Un scénario bien ficelé, une musique entêtante, une ville-carrefour servant magnifiquement de décor vivant à un moment-clé de l’Histoire et surtout une mise en scène géniale : voilà en résumé les raisons du succès du troisième homme.
En fait, c’est principalement sur des aspects techniques que repose l’intérêt du film. Grâce à ses plans cassés où les lignes s’allongent et créent une esthétique aussi bizarre que confuse, à ses prises nocturnes des ruelles sombres au pavé reluisant (volontairement arrosé pour donner cet effet), à son excellent travail photographique sur le clair-obscur et enfin grâce à cette haletante et oppressante course-poursuite finale dans les égouts de la ville, Carol Reed se démarque du lot commun des films noirs.

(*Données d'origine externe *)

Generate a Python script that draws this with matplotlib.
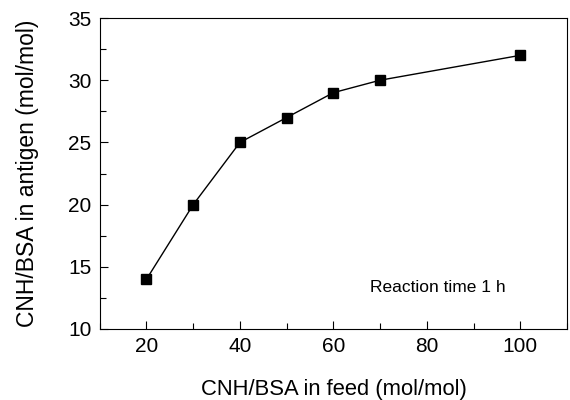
import matplotlib
matplotlib.use("Agg")
import matplotlib.pyplot as plt
from matplotlib.ticker import MultipleLocator

plt.rcParams['font.family'] = ['Liberation Sans', 'DejaVu Sans']

# Données
ratio_feed = [20, 30, 40, 50, 60, 70, 100]
ratio_antigen = [14, 20, 25, 27, 29, 30, 32]

fig = plt.figure(figsize=(5.7, 4.0), dpi=100)
ax = fig.add_axes([0.175, 0.1775, 0.82, 0.7775])

ax.plot(ratio_feed, ratio_antigen, color="black", linewidth=1.0,
        marker="s", markersize=6.5)

ax.set_xlim(10, 110)
ax.set_ylim(10, 35)
ax.xaxis.set_major_locator(MultipleLocator(20))
ax.xaxis.set_minor_locator(MultipleLocator(10))
ax.yaxis.set_major_locator(MultipleLocator(5))
ax.yaxis.set_minor_locator(MultipleLocator(2.5))
ax.tick_params(which="both", direction="in", top=False, right=False, labelsize=15)
ax.tick_params(which="major", length=6, width=0.8, pad=6)
ax.tick_params(which="minor", length=4, width=0.8)

ax.set_xlabel("CNH/BSA in feed (mol/mol)", fontsize=15.8, labelpad=16)
ax.set_ylabel("CNH/BSA in antigen (mol/mol)", fontsize=16.5, labelpad=21)

ax.text(82.4, 13.3, "Reaction time 1 h", fontsize=12.5, ha="center", va="center")

fig.savefig("out.png", dpi=100)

Pour le reste, bien que l’écriture ne flanche jamais et que le suspens demeure intact, cela demeure assez superficiel – ce que d’ailleurs n’a jamais nié le scénariste et romancier G. Greene dont le but n’a toujours été que de réaliser « un divertissement relativement léger » (selon Catherine Horel) propre au genre « which in England we call a thriller ». Car, en tant qu’ancien espion vraisemblablement appelé « le troisième homme », on attendait de sa part une intrigue plus profonde et retorse parmi les rouages de l’investigation, une lecture plus politique dans cette Vienne carrefour des nations où se nouent des enjeux diplomatiques et géo-politiques cruciaux. Or, rien de tout cela : au contraire, une Vienne de carte postale, avec sa cithare sympathique de terrasse de café, son café Mozart, sa grande roue, son hôtel Sacher.
Un beau film donc, à l’esthétique moderne, mais au demeurant superficiel, sans ambiance particulière ni plongée authentique dans un milieu, à l’inverse de Night and the City, autre film noir et urbain, beaucoup plus captivant.